- Aim:
Please print exactly the lines below, from the start of the material up to and including the line with "const flMinor = [50, 150, 250, 350, 450, 550, 650, 750];", but none of the pictures.

- Provided material:
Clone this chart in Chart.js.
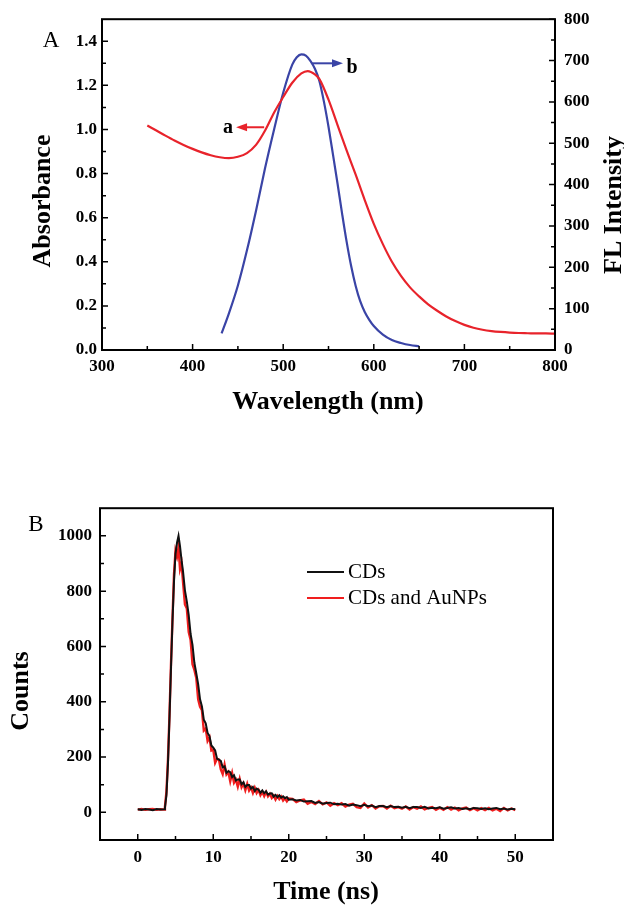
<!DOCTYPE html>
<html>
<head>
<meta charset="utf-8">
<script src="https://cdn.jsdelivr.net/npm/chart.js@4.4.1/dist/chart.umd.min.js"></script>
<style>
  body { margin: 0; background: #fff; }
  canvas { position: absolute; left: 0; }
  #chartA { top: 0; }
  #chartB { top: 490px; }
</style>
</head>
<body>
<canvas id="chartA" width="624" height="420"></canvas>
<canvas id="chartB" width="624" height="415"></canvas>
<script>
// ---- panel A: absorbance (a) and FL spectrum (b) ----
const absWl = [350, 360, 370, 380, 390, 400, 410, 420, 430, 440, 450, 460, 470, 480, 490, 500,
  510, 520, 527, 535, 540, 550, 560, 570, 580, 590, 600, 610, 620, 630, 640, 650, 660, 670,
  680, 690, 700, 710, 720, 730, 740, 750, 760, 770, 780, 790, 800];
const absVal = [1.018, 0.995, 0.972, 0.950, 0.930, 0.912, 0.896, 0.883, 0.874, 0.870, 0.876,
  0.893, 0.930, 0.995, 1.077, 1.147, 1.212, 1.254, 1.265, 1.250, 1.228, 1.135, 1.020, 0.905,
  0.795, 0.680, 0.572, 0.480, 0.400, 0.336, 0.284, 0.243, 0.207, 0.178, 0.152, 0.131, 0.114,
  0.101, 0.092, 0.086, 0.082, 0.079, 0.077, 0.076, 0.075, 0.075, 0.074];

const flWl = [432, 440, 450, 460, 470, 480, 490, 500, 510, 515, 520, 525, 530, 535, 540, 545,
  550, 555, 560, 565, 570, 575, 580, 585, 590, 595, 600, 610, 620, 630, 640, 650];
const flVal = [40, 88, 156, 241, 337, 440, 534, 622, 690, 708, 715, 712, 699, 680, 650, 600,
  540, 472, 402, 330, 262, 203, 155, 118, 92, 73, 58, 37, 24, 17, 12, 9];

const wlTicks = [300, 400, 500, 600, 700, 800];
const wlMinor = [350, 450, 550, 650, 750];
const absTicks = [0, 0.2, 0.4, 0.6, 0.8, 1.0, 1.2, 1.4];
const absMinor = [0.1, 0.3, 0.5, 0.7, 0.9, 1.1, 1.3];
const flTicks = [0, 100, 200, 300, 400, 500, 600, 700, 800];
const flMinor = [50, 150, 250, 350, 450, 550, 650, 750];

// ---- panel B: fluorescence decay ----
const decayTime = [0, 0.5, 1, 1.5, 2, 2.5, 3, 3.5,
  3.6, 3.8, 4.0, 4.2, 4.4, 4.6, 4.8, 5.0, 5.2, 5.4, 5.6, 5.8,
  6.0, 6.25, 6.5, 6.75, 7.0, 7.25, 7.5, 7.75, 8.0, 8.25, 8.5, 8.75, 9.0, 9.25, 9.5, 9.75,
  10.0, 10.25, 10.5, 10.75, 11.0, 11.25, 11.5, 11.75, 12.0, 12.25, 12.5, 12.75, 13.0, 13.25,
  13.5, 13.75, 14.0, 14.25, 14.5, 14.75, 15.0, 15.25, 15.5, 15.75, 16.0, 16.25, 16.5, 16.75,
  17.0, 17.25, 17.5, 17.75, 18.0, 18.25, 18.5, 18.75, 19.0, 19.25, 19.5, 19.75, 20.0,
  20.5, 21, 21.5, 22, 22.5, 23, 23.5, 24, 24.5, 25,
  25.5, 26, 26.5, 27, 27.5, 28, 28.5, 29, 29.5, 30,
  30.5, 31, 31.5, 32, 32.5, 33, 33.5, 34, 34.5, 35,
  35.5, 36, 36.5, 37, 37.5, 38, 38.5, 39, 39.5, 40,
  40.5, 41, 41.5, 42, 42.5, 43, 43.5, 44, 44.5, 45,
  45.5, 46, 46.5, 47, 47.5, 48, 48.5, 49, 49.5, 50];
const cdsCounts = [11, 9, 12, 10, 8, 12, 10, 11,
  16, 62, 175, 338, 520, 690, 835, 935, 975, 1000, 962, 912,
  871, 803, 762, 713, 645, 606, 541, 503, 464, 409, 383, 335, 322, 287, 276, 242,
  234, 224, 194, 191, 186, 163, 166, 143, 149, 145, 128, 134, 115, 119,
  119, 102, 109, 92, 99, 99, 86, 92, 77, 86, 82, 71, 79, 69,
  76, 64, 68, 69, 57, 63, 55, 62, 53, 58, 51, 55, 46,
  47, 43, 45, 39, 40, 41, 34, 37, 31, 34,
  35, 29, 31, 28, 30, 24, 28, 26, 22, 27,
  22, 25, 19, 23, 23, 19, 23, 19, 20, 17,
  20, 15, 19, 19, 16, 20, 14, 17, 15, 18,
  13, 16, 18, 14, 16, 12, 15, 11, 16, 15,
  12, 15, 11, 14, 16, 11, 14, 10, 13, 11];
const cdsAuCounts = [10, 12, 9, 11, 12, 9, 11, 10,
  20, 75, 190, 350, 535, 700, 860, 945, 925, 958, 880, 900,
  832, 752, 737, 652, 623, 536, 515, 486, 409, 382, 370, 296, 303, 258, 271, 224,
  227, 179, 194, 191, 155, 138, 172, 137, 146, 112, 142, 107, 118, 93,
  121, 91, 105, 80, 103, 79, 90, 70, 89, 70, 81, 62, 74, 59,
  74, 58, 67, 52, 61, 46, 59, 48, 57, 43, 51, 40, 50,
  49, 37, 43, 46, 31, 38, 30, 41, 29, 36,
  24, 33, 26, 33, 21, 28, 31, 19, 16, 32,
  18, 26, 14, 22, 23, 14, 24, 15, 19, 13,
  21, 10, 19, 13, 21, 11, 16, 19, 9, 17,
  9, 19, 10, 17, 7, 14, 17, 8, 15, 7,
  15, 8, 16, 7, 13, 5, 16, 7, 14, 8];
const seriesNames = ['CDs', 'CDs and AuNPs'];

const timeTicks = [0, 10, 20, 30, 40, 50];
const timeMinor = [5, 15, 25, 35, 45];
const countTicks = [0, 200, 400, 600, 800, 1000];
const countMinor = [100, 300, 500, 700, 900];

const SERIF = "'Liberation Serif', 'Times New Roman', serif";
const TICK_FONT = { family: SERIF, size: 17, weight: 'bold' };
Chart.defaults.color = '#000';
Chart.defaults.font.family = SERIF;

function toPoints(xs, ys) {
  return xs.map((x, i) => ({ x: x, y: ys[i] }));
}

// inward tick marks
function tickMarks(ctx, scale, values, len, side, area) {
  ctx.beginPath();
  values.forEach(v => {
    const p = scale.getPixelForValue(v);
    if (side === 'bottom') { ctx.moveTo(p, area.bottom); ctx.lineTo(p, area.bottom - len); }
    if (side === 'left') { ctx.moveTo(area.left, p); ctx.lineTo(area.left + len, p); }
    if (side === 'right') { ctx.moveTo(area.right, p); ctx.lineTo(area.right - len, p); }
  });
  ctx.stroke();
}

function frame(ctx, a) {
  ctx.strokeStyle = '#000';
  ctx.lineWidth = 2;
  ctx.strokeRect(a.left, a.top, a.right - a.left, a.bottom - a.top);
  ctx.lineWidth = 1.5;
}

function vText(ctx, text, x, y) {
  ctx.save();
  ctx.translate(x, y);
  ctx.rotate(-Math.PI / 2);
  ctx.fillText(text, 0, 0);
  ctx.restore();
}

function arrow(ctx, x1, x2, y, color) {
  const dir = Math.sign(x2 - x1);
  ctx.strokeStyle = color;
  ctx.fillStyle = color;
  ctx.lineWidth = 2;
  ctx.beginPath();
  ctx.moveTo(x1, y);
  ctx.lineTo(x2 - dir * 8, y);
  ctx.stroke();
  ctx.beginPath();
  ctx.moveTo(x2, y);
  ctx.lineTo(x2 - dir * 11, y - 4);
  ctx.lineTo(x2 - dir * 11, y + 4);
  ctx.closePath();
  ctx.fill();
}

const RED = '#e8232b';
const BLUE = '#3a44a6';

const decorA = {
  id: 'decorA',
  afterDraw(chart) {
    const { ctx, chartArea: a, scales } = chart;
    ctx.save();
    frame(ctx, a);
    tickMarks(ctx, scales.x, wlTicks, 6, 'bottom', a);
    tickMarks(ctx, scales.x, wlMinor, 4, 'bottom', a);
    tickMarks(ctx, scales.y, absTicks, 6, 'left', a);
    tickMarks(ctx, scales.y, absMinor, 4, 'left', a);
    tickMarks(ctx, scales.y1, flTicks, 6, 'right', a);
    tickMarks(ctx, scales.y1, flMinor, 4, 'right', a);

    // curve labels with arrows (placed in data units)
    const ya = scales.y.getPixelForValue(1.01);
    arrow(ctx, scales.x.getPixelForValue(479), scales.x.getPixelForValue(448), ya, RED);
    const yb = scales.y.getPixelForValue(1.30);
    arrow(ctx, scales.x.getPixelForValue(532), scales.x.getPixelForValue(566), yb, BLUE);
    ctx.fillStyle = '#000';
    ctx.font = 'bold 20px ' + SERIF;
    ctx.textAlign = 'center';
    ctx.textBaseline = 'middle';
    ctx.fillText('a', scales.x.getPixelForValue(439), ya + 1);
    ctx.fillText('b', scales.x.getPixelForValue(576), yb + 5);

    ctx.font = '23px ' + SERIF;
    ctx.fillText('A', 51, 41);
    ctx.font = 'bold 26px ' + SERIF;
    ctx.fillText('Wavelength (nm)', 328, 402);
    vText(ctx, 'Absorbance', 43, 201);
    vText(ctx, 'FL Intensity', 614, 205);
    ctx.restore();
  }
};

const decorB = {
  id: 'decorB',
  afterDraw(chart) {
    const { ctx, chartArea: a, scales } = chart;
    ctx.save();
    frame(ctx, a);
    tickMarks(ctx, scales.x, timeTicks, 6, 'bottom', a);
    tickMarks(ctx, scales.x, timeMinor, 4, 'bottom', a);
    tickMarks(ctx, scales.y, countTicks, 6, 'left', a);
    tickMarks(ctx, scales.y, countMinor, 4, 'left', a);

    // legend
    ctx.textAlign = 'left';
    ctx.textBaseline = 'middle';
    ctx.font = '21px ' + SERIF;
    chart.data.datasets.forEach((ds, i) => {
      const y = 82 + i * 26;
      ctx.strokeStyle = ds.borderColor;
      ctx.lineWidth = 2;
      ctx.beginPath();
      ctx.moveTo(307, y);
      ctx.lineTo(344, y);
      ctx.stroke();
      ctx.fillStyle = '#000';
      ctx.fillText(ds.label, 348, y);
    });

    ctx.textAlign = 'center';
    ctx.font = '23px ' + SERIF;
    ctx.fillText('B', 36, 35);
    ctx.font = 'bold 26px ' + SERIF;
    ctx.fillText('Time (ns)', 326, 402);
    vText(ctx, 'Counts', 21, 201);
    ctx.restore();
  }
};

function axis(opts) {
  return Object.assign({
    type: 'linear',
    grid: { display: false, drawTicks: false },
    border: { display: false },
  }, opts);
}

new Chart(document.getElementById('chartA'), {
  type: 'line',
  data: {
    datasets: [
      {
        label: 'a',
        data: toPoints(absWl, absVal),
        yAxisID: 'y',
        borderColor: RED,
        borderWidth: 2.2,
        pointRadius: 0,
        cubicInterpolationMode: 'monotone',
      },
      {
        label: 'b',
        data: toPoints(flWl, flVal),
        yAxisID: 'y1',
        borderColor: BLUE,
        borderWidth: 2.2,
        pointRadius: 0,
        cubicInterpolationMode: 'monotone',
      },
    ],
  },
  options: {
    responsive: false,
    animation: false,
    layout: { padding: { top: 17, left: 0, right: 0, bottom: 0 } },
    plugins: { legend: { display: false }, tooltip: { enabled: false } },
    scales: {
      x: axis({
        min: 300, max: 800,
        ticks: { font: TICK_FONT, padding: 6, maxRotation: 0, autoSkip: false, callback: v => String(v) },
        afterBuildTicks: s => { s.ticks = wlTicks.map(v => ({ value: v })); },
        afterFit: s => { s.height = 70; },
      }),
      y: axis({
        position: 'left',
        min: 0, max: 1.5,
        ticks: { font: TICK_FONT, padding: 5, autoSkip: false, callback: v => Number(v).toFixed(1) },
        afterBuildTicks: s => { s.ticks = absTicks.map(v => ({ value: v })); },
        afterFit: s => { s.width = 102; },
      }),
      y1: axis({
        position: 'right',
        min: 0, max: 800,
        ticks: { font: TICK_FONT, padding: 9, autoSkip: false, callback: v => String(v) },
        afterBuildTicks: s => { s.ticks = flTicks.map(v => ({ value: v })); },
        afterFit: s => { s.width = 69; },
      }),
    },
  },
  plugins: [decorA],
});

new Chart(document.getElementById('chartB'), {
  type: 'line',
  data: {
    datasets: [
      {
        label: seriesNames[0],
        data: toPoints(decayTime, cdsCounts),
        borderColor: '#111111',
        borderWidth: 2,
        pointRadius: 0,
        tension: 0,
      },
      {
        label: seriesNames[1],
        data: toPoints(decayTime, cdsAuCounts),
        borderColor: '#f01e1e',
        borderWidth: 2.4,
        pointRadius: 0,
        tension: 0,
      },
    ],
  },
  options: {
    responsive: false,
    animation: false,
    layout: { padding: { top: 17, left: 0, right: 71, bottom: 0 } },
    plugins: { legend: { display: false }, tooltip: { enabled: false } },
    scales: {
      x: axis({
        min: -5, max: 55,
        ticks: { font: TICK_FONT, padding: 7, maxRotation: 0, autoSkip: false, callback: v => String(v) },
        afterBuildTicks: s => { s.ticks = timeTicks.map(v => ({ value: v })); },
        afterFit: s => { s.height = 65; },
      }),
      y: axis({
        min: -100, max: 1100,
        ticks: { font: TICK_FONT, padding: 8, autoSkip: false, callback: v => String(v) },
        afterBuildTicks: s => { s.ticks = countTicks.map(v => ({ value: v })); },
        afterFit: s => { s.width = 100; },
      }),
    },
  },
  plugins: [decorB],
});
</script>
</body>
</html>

- Response to the task:
Clone this chart in Chart.js.
<!DOCTYPE html>
<html>
<head>
<meta charset="utf-8">
<script src="https://cdn.jsdelivr.net/npm/chart.js@4.4.1/dist/chart.umd.min.js"></script>
<style>
  body { margin: 0; background: #fff; }
  canvas { position: absolute; left: 0; }
  #chartA { top: 0; }
  #chartB { top: 490px; }
</style>
</head>
<body>
<canvas id="chartA" width="624" height="420"></canvas>
<canvas id="chartB" width="624" height="415"></canvas>
<script>
// ---- panel A: absorbance (a) and FL spectrum (b) ----
const absWl = [350, 360, 370, 380, 390, 400, 410, 420, 430, 440, 450, 460, 470, 480, 490, 500,
  510, 520, 527, 535, 540, 550, 560, 570, 580, 590, 600, 610, 620, 630, 640, 650, 660, 670,
  680, 690, 700, 710, 720, 730, 740, 750, 760, 770, 780, 790, 800];
const absVal = [1.018, 0.995, 0.972, 0.950, 0.930, 0.912, 0.896, 0.883, 0.874, 0.870, 0.876,
  0.893, 0.930, 0.995, 1.077, 1.147, 1.212, 1.254, 1.265, 1.250, 1.228, 1.135, 1.020, 0.905,
  0.795, 0.680, 0.572, 0.480, 0.400, 0.336, 0.284, 0.243, 0.207, 0.178, 0.152, 0.131, 0.114,
  0.101, 0.092, 0.086, 0.082, 0.079, 0.077, 0.076, 0.075, 0.075, 0.074];

const flWl = [432, 440, 450, 460, 470, 480, 490, 500, 510, 515, 520, 525, 530, 535, 540, 545,
  550, 555, 560, 565, 570, 575, 580, 585, 590, 595, 600, 610, 620, 630, 640, 650];
const flVal = [40, 88, 156, 241, 337, 440, 534, 622, 690, 708, 715, 712, 699, 680, 650, 600,
  540, 472, 402, 330, 262, 203, 155, 118, 92, 73, 58, 37, 24, 17, 12, 9];

const wlTicks = [300, 400, 500, 600, 700, 800];
const wlMinor = [350, 450, 550, 650, 750];
const absTicks = [0, 0.2, 0.4, 0.6, 0.8, 1.0, 1.2, 1.4];
const absMinor = [0.1, 0.3, 0.5, 0.7, 0.9, 1.1, 1.3];
const flTicks = [0, 100, 200, 300, 400, 500, 600, 700, 800];
const flMinor = [50, 150, 250, 350, 450, 550, 650, 750];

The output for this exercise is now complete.